I put the final touches on this self portrait a few hours ago. This is one of those paintings where I look at it and kind of don't know how I did it. It almost feels like I go on autopilot and just channel directions while I'm working. I think maybe I'm so concentrated that I almost enter a trance while I'm working. It was just me, the mirror and the painting.
So I'm proud to say this painting is done. It's so tough to say when a painting is done. I personally feel like it's one of the most difficult decisions in all of art making. I wish I had some wisdom to share about finishing a painting, but I don't. It's tough because I never want to over-work a piece, but I do want to effectively capture the spirit of whatever I'm trying to paint.
I've been getting better recently because I've been concentrating really hard while I work. I think getting better at painting really means getting better at seeing. Seeing both the details and the larger picture and having the skill to effectively translate that to the canvas.

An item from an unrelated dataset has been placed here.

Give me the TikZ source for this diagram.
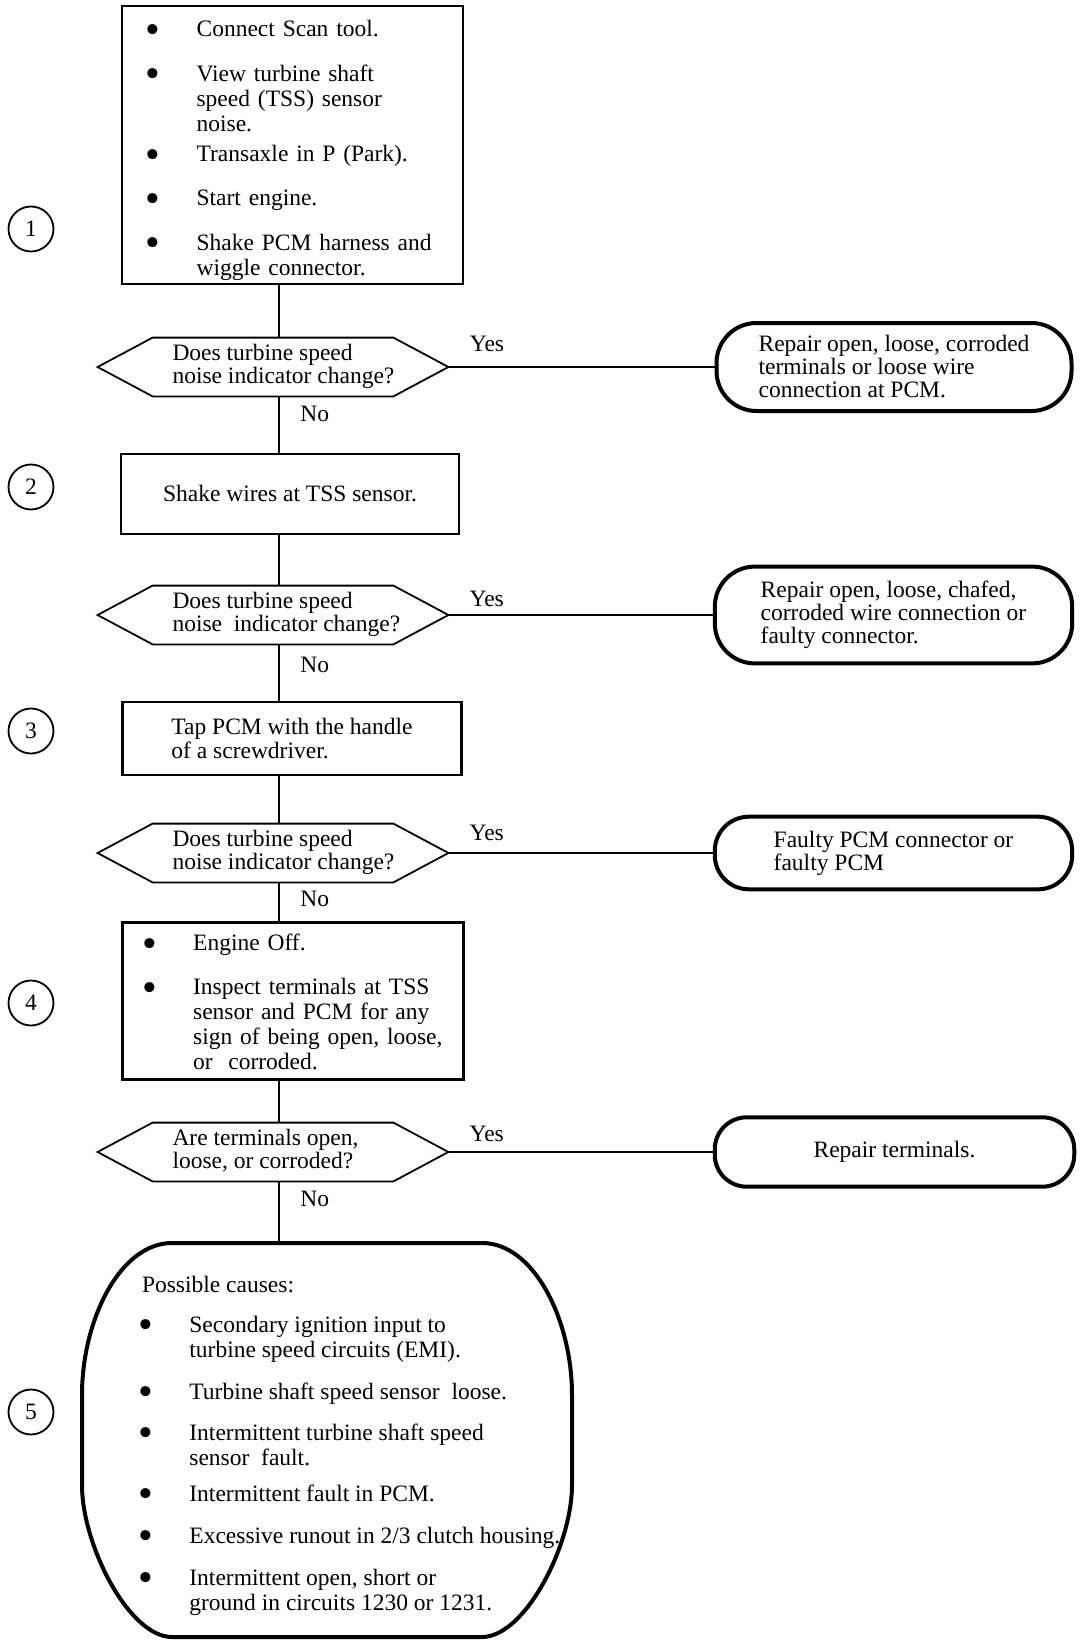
\documentclass[tikz,border=0pt]{standalone}
\usepackage{fontspec}
\setmainfont{Liberation Serif}

\newcommand{\asktext}[1]{\makebox[100.5pt][l]{\begin{tabular}{@{}l@{}}#1\end{tabular}}}
\newcommand{\blt}{\raisebox{-3.3pt}{\fontsize{21}{12}\selectfont\textbullet}}

\tikzset{
  stepbox/.style={draw, line width=1.4pt, inner ysep=0pt, align=left},
  ask/.style={minimum width=120pt, minimum height=29pt, inner sep=0pt,
    font=\fontsize{11.75}{11.5}\selectfont},
  fixbox/.style={draw, line width=2pt, inner sep=0pt, align=left,
    font=\fontsize{11.75}{11.5}\selectfont},
  num/.style={circle, draw, line width=.9pt, minimum size=22.5pt, inner sep=0pt},
  link/.style={line width=.8pt}
}

\begin{document}
\begin{tikzpicture}[x=.5pt,y=-.5pt,every node/.style={font=\fontsize{11.75}{12.5}\selectfont}]
  \useasboundingbox (0,0) rectangle (1088,1648);
  % step numbers down the left margin
  \foreach \n/\y in {1/229,2/487,3/731,4/1003,5/1412}
    \node[num] (c\n) at (31,\y) {\n};

  \node[stepbox, text width=147.5pt, inner xsep=11.5pt, minimum height=139pt] (b1) at (292.5,145) {%
    \begin{tabular}{@{}p{25.8pt}@{}l@{}}
      \blt & \rule{0pt}{14.75pt}Connect Scan tool.\\[9.6pt]
      \blt & View turbine shaft\\
           & speed (TSS) sensor\\
           & noise.\\[2.75pt]
      \blt & Transaxle in P (Park).\\[9.6pt]
      \blt & Start engine.\\[9.6pt]
      \blt & Shake PCM harness and\\
           & wiggle connector.
    \end{tabular}};
  \node[ask] (q1) at (273,367) {\asktext{Does turbine speed\\noise indicator change?}};
  \node[fixbox, minimum width=177.5pt, minimum height=44pt, rounded corners=20pt] (t1) at (894,367)
    {Repair open, loose, corroded\\terminals or loose wire\\connection at PCM.};

  \node[stepbox, minimum width=169pt, minimum height=40pt, inner xsep=0pt] (b2) at (290,494)
    {Shake wires at TSS sensor.};
  \node[ask] (q2) at (273,615) {\asktext{Does turbine speed\\noise~ indicator change?}};
  \node[fixbox, minimum width=178.7pt, minimum height=48.4pt, rounded corners=20pt] (t2) at (893.5,615)
    {Repair open, loose, chafed,\\corroded wire connection or\\faulty connector.};

  \node[stepbox, minimum width=169.25pt, minimum height=36.5pt, inner xsep=0pt,
    font=\fontsize{11.75}{12}\selectfont] (b3) at (292,738.5) {Tap PCM with the handle\\of a screwdriver.};
  \node[ask] (q3) at (273,853) {\asktext{Does turbine speed\\noise indicator change?}};
  \node[fixbox, minimum width=178.7pt, minimum height=36.3pt, rounded corners=17pt] (t3) at (893.5,853)
    {Faulty PCM connector or\\faulty PCM};

  \node[stepbox, text width=150.65pt, inner xsep=9.8pt, minimum height=78.3pt] (b4) at (293,1001) {%
    \begin{tabular}{@{}p{25.4pt}@{}l@{}}
      \blt & \rule{0pt}{12.75pt}Engine Off.\\[9.5pt]
      \blt & Inspect terminals at TSS\\
           & sensor and PCM for any\\
           & sign of being open, loose,\\
           & or~ corroded.
    \end{tabular}};
  \node[ask] (q4) at (273,1152) {\asktext{Are terminals open,\\loose, or corroded?}};
  \node[fixbox, minimum width=179.75pt, minimum height=34.7pt, rounded corners=16pt] (t4) at (894.5,1152)
    {Repair terminals.};

  \foreach \q in {q1,q2,q3,q4}
    \draw[line width=.9pt] (\q.north west) -- (\q.north east) -- ([xshift=27.5pt]\q.east)
      -- (\q.south east) -- (\q.south west) -- ([xshift=-27.5pt]\q.west) -- cycle;

  \draw[line width=2pt] (172,1243) -- (482,1243) .. controls (534,1243) and (572,1320) .. (572,1395)
    -- (572,1485) .. controls (572,1545) and (525,1637) .. (482,1637) -- (172,1637)
    .. controls (129,1637) and (82,1545) .. (82,1485) -- (82,1395)
    .. controls (82,1320) and (120,1243) .. (172,1243) -- cycle;
  \coordinate (f5top) at (279,1243);
  \node[anchor=west, inner sep=0pt, align=left] (f5) at (137.6,1446) {%
    \begin{tabular}{@{}p{25.7pt}@{}l@{}}
      \multicolumn{2}{@{\hspace{2pt}}l@{}}{Possible causes:}\\[7.5pt]
      \blt & Secondary ignition input to\\
           & turbine speed circuits (EMI).\\[8.5pt]
      \blt & Turbine shaft speed sensor~ loose.\\[8pt]
      \blt & Intermittent turbine shaft speed\\
           & sensor~ fault.\\[5.5pt]
      \blt & Intermittent fault in PCM.\\[8.5pt]
      \blt & Excessive runout in 2/3 clutch housing.\\[8.5pt]
      \blt & Intermittent open, short or\\
           & ground in circuits 1230 or 1231.
    \end{tabular}};

  \coordinate (sp) at (279,0);
  \draw[link] (b1.south -| sp) -- (q1.north -| sp);
  \draw[link] (q1.south -| sp) -- node[pos=.31, right=7pt] (n1) {No} (b2.north -| sp);
  \draw[link] ([xshift=27.5pt]q1.east) -- node[pos=.145, above=4pt] (y1) {Yes} (t1.west);
  \draw[link] (b2.south -| sp) -- (q2.north -| sp);
  \draw[link] (q2.south -| sp) -- node[pos=.36, right=7pt] (n2) {No} (b3.north -| sp);
  \draw[link] ([xshift=27.5pt]q2.east) -- node[pos=.145, above=.5pt] (y2) {Yes} (t2.west);
  \draw[link] (b3.south -| sp) -- (q3.north -| sp);
  \draw[link] (q3.south -| sp) -- node[pos=.42, right=7pt] (n3) {No} (b4.north -| sp);
  \draw[link] ([xshift=27.5pt]q3.east) -- node[pos=.145, above=2.5pt] (y3) {Yes} (t3.west);
  \draw[link] (b4.south -| sp) -- (q4.north -| sp);
  \draw[link] (q4.south -| sp) -- node[pos=.28, right=7pt] (n4) {No} (f5top);
  \draw[link] ([xshift=27.5pt]q4.east) -- node[pos=.145, above=1.5pt] (y4) {Yes} (t4.west);
\end{tikzpicture}
\end{document}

Another thing that was difficult about this painting which I didn't really realize when I set up was that my face was in shadow. I didn't realize this until my friend Asem pointed it out and I'm glad that I didn't think about it because maybe I would have psyched myself out about it.
I'm including a picture of a self portrait that I did when I was 19, so 10 years ago. It's crazy to see the change, but I still recognize my style which I never want to lose. I think I'm going to do a portrait of my Dad next so I'll share that whenever I start it.
I started this painting session feeling very down. I left off yesterday feeling good, but I wasn't feeling good about it today. It's funny how your perception of a painting can change so drastically overnight; in some ways it feels like the painting itself changed while you weren't looking.
So before I started today, I was thinking about redoing parts of it and maybe squinting in order to clarify the values. I've fallen into this trap before, thinking that squinting will magically solve my problems. I ignored the temptation to simplify and decided to just dive in. Instead of looking for an easy solution, I just kept battling and reworking until it started to look better. I've noticed that my process is a very up and down process and I really fight hard to make it look good. It always requires a lot of struggle.
I think the portrait is just about done and I'm going to work on the background some more and see how that goes. Quite a journey with this one, but I like the way it looks
Done with the second day working on this. I think it's going to take around 3 more sessions to get the background fully in and the full details of my portrait. It's going well and I'm excited to work on it more.
My watercolor class for the Ridgewood Community School starts tonight at 7 which is something else that I'm looking forward to.
Just started a new self portrait, using a canvas that I recently made with Natural Pigments lead oil ground. The beginning is always rough and I'm not going for any detail at this stage. I think of the beginning like the understructure of the painting. Portraits have a lot going on, but they need to progress gradually. It's good to keep the beginning malleable instead of committing to some exact detail such as a highlight. The painting gets more delicate as more modeling is added so it's not good to jump to details right away. The beginning has some slight indications of general details, but nothing concrete in case I have to adjust some proportions.
As I said, I'm using a lead oil ground; lead oil grounds are very different from titanium oil grounds. Lead has a really nice level of absorption that also repels a good amount of the paint laid on top. I've noticed that titanium white grounds absorb a lot of the paint and it feels like you have to pile on the paint just to get any level of impasto. If you're a painter that likes thick paint applications then I encourage you to use a lead oil ground.
I'm going slower with this painting and with more of my old intuitive approach. I still like alla prima painting, but I can't get the level of detail and modulation of tone with pure alla prima. I already paint fast and I feel the need to slow myself down and let it dry when necessary in order to build up the detail. I'm excited to work on this more and will post more as it progresses.